Opinión

La rebelión del campo

Las rebeliones campesinas han marcado muchos y muy amplios territorios de nuestra existencia como pueblo. Se caracterizaban por su energía, su multitudinario apoyo y su trágica presencia. El campo es el gran olvidado siglo tras siglo, y cuando los campesinos –hartos de arbitrariedades y comidos por la necesidad y la miseria- se levanta en armas empuñando guadañas, hoces y hondas, simplemente tiembla el misterio.

El siglo nuevo ha institucionalizado nuevos métodos de protesta que no se habían asomado por el campo gracias a las barreras sindicales que fueron atemperando las ansias de protesta de un colectivo que siempre ha estado en la instancia misma de perder los nervios.
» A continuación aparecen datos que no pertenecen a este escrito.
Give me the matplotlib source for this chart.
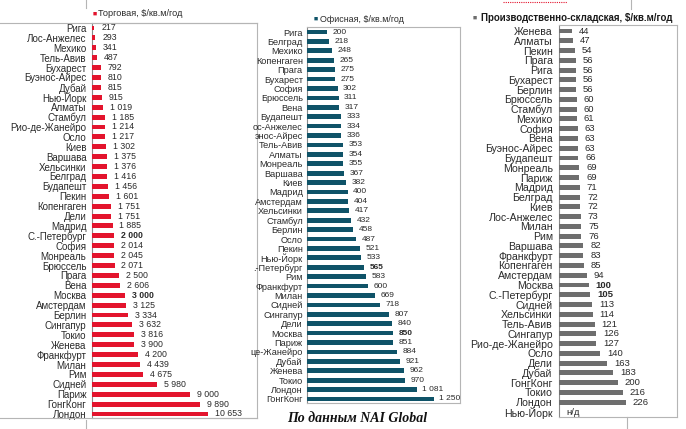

Es cierto que los sindicatos agrarios han jugado papeles de primer orden en este escenario seguramente al contrario de los sindicatos mineros, que permitieron la laminación completa del sector de la minería sin apenas asomar la cabeza salvo en las ridículas citas del gobierno de Zapatero en Rodiezmo, bajo la batuta de José Ángel Fernández Villa, un combativo líder sindical al que se le adivinaron las enaguas cuando, en 2012, la Fiscalía le acusó de haber ocultado la propiedad de un millón y medio de euros acogiéndose a la amnistía. El veterano líder prefirió retirarse por motivos de salud. Y hasta la fecha.

Entrado que ha sido el nuevo milenio, el campo ha ido capeando el temporal hasta que ha estallado y se ha echado al monte. Está hoy en la calle, en pie de guerra y movilizado por todas las carreteras de España amargándole la vida a un Gobierno que ha calculado mal la importancia del movimiento. El campo necesita de una profunda renovación que el Gobierno no se ha planteado y se ha tomado a broma hasta que le ha estallado en las manos. Ha juzgado mal la fuerza de un colectivo empresarial campesino que cada vez se mueve en límites más precarios, ha utilizado argumentos mediocres que ya no pueden convencer a quienes están defendiendo un futuro que en esta situación se les niega, y no han sabido aplicar factores correctores que enmienden un reparto injusto en la cadena de producción. Los precios que cobran los productores son ridículos y el panorama es cada vez más grave, por lo tanto el poder tiene que abandonar definitivamente la tentación de hacer demagogia y ha de abordar con lógica y equidad este y otros problemas. Este concretamente le está llamado a la puerta.